Source code of charts:
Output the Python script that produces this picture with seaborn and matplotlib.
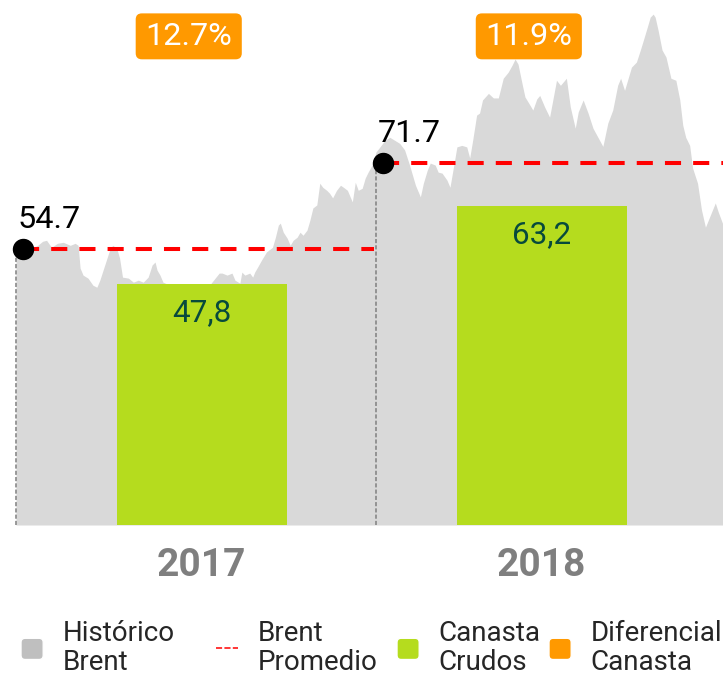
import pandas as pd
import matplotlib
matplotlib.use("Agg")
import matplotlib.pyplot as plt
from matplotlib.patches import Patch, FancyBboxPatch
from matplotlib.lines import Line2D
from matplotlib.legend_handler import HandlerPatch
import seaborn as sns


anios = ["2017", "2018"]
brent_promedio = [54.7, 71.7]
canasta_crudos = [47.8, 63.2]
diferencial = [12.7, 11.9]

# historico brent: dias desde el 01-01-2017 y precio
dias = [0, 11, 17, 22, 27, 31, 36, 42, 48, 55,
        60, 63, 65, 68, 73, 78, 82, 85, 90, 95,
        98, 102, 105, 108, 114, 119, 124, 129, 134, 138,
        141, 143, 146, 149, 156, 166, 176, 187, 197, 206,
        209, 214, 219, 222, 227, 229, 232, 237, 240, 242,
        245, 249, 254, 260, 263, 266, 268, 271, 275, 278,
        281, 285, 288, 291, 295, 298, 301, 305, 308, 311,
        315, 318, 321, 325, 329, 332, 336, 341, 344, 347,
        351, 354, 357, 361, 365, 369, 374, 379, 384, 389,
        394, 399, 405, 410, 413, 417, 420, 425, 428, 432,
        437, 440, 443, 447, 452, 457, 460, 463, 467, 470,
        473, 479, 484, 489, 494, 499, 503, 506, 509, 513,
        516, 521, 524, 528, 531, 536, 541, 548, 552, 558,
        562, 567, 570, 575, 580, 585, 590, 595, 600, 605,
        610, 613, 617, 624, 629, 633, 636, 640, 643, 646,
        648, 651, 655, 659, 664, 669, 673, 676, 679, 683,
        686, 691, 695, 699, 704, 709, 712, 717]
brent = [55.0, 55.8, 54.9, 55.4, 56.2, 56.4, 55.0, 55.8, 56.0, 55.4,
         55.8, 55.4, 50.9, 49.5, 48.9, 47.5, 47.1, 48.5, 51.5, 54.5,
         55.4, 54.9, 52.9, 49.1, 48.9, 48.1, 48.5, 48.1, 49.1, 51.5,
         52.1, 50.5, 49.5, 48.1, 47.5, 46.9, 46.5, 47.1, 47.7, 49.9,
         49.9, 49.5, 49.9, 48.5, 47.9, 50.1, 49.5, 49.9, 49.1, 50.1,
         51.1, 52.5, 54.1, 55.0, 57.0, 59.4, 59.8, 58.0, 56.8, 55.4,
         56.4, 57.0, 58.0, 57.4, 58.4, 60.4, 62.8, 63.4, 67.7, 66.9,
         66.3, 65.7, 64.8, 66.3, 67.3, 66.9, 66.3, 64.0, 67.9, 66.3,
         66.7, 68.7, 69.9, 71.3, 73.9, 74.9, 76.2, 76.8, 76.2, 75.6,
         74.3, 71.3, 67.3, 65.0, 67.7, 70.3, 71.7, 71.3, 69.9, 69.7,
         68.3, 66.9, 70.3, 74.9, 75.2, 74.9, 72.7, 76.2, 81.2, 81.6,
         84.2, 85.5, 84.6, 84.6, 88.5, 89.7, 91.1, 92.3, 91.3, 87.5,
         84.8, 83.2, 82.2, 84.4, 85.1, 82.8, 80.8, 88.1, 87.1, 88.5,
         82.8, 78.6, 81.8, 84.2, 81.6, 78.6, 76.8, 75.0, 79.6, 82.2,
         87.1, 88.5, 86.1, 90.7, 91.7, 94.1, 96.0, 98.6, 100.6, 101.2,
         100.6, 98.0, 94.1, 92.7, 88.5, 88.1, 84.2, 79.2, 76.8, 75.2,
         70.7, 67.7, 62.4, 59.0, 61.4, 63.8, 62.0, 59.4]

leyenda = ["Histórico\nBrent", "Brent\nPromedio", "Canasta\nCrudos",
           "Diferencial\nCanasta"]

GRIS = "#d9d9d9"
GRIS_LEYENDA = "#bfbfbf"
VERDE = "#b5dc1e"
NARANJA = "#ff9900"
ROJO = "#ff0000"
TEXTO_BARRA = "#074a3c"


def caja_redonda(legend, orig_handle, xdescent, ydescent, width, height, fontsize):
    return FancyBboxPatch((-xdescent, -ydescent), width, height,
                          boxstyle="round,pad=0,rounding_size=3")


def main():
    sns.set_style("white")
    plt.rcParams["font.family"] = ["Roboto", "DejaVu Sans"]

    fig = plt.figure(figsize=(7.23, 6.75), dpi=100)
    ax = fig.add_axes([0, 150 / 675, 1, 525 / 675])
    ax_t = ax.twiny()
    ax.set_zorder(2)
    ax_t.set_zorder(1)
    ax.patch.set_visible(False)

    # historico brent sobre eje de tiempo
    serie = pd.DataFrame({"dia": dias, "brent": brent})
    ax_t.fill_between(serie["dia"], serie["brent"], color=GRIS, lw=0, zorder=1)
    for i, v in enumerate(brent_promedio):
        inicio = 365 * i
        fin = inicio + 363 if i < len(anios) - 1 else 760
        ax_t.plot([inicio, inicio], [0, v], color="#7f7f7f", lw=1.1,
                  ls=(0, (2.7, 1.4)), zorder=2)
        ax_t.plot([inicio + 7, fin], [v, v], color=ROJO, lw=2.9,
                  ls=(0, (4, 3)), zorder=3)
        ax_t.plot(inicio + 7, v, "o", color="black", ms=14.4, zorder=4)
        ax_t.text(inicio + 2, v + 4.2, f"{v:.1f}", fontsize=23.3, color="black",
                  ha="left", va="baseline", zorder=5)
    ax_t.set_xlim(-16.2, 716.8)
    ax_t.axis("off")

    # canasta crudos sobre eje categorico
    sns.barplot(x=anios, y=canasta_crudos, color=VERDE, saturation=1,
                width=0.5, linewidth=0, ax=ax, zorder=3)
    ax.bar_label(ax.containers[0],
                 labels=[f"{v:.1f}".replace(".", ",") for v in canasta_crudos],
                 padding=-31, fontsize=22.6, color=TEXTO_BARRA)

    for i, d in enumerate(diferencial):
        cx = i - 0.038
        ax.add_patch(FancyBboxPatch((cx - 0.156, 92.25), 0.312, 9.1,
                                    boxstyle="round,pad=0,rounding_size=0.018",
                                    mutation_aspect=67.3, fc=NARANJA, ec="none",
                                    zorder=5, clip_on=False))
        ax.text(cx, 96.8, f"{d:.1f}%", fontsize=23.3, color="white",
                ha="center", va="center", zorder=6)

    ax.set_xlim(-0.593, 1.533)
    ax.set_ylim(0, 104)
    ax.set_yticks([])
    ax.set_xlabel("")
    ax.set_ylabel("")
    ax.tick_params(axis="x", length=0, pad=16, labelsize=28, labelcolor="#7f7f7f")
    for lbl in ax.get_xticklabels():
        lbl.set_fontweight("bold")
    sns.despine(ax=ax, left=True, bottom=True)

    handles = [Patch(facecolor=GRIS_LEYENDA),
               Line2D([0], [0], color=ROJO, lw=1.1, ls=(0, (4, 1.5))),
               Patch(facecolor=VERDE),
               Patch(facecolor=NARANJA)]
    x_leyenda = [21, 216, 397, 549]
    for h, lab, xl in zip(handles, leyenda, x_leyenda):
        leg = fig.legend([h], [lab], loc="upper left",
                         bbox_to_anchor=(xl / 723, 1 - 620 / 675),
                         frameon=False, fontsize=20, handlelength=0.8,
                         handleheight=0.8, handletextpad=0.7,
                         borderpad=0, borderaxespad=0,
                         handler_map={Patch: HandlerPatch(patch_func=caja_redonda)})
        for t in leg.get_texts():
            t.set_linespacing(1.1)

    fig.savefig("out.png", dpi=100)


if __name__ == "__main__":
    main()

* * *

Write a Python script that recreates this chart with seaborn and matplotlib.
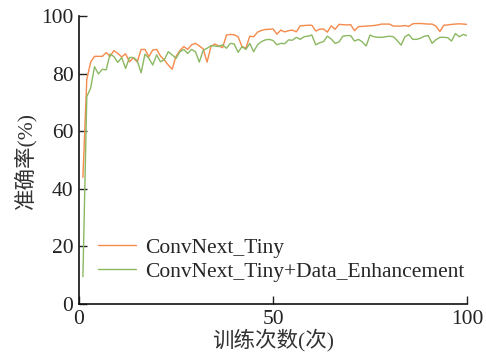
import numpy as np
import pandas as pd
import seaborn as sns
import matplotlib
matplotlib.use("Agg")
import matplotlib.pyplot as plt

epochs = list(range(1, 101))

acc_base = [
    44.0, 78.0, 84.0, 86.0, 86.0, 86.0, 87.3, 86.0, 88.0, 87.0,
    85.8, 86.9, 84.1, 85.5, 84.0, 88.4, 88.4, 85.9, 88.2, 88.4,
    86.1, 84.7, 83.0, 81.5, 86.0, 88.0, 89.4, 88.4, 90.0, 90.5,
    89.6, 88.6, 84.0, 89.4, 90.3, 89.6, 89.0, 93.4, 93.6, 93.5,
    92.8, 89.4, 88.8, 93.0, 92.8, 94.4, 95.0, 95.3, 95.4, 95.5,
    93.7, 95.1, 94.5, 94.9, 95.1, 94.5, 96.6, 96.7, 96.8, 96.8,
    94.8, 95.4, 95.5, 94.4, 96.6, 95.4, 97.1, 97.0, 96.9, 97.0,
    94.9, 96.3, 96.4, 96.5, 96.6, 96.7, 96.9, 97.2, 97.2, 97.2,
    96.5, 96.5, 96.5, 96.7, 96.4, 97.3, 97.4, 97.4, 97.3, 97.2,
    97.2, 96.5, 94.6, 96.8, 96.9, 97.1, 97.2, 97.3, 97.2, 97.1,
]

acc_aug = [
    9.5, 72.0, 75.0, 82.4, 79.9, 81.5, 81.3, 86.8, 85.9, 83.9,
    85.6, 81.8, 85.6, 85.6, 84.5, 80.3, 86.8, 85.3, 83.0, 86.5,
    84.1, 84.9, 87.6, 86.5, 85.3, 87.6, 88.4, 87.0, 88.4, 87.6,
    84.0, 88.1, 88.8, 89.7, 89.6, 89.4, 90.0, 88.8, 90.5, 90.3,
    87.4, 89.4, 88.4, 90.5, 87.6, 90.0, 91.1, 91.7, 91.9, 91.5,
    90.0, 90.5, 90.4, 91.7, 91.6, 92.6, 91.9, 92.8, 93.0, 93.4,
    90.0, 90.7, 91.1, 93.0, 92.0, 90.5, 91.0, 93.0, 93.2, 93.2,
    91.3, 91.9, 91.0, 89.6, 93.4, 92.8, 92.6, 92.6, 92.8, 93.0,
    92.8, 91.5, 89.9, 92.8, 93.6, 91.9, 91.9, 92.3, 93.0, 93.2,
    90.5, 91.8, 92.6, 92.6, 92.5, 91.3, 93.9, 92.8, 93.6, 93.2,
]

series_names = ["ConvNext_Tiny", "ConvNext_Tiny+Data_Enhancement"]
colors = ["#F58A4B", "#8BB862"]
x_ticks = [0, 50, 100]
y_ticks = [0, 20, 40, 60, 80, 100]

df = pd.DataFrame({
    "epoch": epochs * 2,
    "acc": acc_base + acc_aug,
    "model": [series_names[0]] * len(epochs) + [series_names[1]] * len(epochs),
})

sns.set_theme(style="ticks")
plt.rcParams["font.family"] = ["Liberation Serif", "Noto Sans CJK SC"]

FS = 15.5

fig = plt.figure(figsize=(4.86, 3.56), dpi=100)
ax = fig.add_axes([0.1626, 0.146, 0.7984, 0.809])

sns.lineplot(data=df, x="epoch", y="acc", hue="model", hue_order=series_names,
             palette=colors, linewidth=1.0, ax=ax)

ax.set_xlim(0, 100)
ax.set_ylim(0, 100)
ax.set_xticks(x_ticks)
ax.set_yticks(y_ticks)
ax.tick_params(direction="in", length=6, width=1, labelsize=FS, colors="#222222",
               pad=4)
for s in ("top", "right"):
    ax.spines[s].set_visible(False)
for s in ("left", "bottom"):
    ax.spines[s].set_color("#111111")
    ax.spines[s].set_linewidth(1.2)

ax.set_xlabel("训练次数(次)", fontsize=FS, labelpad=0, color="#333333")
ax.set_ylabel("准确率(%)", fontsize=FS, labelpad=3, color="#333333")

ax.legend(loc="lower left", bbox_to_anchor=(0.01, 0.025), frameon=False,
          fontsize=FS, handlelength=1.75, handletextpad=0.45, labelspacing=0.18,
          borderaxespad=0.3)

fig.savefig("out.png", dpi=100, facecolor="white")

TASK
Select and copy every line from the records that includes the word "Python".

EXERCISE ANSWER
Output the Python script that produces this picture with seaborn and matplotlib.
Write a Python script that recreates this chart with seaborn and matplotlib.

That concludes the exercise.